Only the lines from the line with "Recreate this image" through the line with "errorbar=None, ax=ax)" should be copied, exactly as they appear, with both ends kept.

--- start of THE DATA ---

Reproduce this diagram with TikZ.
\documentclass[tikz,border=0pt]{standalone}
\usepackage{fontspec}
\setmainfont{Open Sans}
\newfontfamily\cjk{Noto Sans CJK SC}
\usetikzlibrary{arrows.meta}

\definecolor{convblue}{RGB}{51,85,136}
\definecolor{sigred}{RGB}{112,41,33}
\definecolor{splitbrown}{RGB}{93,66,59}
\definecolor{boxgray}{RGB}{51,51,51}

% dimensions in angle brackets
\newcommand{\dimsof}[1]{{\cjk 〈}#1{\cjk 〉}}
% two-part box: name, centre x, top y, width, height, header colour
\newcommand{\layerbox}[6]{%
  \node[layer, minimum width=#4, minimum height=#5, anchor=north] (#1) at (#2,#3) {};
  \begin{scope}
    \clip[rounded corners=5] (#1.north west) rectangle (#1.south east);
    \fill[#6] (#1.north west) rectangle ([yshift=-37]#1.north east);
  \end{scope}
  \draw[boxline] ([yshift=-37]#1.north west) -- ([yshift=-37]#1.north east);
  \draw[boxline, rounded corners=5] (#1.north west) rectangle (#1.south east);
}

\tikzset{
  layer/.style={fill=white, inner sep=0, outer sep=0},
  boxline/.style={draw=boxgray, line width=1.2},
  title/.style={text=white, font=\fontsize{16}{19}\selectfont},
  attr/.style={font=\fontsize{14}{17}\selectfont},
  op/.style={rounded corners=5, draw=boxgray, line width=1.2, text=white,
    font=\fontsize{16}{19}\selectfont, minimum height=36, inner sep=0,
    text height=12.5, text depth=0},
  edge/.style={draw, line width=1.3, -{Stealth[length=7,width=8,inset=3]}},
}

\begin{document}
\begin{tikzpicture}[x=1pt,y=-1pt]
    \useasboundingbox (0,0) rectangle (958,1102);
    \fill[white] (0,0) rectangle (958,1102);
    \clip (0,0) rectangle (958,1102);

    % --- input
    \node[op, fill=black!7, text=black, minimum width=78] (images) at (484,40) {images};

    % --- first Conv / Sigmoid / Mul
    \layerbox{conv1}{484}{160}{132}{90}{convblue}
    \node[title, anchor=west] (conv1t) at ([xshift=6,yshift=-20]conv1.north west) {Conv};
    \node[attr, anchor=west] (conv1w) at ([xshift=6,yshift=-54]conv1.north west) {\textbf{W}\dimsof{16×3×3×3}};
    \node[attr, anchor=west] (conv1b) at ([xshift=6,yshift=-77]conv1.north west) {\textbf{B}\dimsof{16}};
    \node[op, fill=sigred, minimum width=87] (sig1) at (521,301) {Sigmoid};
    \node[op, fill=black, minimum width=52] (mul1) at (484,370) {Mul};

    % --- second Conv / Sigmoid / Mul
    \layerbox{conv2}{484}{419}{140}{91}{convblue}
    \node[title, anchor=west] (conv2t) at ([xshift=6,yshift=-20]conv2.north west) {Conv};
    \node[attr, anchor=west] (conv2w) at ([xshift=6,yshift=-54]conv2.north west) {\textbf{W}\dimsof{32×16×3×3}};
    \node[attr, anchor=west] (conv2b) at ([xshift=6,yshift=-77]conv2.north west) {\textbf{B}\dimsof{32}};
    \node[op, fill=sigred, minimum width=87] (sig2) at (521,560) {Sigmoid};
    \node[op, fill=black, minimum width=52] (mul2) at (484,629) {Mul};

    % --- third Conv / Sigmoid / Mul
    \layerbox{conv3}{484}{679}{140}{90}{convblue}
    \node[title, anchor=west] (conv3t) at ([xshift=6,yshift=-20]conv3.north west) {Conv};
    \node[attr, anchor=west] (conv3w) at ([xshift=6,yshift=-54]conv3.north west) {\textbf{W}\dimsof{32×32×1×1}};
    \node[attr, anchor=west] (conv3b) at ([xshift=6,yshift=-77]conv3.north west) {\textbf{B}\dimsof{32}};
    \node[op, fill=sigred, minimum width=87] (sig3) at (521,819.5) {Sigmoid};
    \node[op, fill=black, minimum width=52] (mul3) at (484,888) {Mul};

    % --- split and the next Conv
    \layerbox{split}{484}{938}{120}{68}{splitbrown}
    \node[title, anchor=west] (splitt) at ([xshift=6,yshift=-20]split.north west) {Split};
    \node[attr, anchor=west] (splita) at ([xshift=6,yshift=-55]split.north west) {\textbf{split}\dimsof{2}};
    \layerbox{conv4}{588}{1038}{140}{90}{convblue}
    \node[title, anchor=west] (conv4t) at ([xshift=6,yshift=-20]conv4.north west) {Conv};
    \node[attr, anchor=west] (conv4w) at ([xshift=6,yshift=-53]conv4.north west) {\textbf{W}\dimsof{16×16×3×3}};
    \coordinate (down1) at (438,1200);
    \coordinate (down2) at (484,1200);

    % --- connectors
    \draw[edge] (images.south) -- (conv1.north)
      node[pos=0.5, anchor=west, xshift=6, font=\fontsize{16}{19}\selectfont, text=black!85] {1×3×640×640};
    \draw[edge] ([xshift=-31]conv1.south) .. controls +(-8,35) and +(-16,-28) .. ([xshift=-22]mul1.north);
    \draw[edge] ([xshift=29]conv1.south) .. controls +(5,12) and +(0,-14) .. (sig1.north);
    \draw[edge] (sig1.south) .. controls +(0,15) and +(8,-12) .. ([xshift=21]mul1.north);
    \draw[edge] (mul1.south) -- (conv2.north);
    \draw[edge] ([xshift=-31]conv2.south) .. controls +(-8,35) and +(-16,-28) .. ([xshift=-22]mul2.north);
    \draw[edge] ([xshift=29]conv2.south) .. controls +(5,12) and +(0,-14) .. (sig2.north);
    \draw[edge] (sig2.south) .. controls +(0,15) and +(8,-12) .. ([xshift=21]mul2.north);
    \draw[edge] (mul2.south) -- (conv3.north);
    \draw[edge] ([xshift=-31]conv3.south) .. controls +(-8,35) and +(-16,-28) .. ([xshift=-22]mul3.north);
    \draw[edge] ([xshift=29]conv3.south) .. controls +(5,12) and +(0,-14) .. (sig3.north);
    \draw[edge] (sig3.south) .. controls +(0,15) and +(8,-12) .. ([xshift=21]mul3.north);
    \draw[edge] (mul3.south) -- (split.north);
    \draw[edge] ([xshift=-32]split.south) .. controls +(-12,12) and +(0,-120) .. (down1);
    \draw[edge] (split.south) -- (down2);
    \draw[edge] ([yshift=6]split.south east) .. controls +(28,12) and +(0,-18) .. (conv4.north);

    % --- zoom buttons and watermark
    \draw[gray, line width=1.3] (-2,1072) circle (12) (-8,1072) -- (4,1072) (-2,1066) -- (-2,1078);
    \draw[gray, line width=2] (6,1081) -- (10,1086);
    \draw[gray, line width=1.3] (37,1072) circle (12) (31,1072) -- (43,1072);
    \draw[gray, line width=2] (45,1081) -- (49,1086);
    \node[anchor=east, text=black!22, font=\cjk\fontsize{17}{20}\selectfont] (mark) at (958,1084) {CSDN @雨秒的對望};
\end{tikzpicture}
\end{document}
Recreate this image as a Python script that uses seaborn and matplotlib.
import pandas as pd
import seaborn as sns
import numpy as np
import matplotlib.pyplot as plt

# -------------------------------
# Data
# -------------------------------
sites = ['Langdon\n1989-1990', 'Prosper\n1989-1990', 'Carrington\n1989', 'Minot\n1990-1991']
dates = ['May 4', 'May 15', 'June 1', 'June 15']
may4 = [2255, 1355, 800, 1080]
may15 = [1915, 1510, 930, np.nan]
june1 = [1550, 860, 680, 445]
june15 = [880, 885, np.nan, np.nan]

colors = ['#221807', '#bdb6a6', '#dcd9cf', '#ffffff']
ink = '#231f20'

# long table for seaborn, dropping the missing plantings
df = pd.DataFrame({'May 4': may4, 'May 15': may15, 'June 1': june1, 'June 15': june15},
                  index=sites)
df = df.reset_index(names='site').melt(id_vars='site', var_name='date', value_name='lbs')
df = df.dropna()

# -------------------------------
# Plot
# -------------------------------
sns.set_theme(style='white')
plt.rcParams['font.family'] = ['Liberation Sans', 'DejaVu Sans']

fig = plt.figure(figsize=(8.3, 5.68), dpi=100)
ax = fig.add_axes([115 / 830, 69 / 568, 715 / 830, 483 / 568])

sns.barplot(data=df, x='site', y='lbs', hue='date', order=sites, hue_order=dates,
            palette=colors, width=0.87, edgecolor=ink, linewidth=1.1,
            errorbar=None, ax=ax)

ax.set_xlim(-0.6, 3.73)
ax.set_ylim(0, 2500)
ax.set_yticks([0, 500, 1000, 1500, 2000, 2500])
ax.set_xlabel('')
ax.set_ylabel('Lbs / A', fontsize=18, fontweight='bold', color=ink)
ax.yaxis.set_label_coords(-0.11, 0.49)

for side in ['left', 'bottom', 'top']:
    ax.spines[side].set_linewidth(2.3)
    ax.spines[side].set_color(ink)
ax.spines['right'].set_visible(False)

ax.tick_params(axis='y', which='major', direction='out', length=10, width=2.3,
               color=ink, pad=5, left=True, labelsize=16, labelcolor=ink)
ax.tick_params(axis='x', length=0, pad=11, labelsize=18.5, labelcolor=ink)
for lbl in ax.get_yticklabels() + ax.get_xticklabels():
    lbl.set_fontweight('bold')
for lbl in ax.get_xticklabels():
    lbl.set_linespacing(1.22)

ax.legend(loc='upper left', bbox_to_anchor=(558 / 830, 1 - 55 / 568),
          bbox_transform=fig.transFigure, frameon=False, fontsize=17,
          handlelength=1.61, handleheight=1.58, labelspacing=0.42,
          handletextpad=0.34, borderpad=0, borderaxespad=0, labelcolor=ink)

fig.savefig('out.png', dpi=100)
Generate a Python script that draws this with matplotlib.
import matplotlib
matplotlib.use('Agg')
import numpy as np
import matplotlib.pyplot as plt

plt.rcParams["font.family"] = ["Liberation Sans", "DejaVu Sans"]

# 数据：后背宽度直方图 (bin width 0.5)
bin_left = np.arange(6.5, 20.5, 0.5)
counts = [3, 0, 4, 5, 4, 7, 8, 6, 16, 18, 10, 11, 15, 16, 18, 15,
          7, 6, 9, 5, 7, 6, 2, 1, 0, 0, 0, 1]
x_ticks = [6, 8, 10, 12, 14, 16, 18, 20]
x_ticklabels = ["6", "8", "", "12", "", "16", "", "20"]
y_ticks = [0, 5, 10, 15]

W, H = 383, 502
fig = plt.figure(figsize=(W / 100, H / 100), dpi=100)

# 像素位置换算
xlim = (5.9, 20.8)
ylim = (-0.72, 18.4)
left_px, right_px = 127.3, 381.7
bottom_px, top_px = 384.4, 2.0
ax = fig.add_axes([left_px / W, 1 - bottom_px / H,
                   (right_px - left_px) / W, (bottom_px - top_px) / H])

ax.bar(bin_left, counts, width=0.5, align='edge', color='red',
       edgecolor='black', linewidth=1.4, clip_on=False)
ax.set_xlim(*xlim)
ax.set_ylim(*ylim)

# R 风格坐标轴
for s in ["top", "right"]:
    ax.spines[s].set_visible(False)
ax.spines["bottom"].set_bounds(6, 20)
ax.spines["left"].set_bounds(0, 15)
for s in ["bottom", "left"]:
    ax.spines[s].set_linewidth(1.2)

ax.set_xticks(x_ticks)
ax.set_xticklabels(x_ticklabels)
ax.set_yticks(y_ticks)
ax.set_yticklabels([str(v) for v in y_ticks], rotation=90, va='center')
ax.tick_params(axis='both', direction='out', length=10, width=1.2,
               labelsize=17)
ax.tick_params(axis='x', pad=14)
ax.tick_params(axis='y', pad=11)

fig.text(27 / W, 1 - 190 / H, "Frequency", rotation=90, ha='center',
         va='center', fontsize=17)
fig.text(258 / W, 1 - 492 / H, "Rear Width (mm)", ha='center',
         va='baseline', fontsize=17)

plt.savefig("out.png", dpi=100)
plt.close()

--- end of THE DATA ---

◆ **FULL SOLUTION**
Recreate this image as a Python script that uses seaborn and matplotlib.
import pandas as pd
import seaborn as sns
import numpy as np
import matplotlib.pyplot as plt

# -------------------------------
# Data
# -------------------------------
sites = ['Langdon\n1989-1990', 'Prosper\n1989-1990', 'Carrington\n1989', 'Minot\n1990-1991']
dates = ['May 4', 'May 15', 'June 1', 'June 15']
may4 = [2255, 1355, 800, 1080]
may15 = [1915, 1510, 930, np.nan]
june1 = [1550, 860, 680, 445]
june15 = [880, 885, np.nan, np.nan]

colors = ['#221807', '#bdb6a6', '#dcd9cf', '#ffffff']
ink = '#231f20'

# long table for seaborn, dropping the missing plantings
df = pd.DataFrame({'May 4': may4, 'May 15': may15, 'June 1': june1, 'June 15': june15},
                  index=sites)
df = df.reset_index(names='site').melt(id_vars='site', var_name='date', value_name='lbs')
df = df.dropna()

# -------------------------------
# Plot
# -------------------------------
sns.set_theme(style='white')
plt.rcParams['font.family'] = ['Liberation Sans', 'DejaVu Sans']

fig = plt.figure(figsize=(8.3, 5.68), dpi=100)
ax = fig.add_axes([115 / 830, 69 / 568, 715 / 830, 483 / 568])

sns.barplot(data=df, x='site', y='lbs', hue='date', order=sites, hue_order=dates,
            palette=colors, width=0.87, edgecolor=ink, linewidth=1.1,
            errorbar=None, ax=ax)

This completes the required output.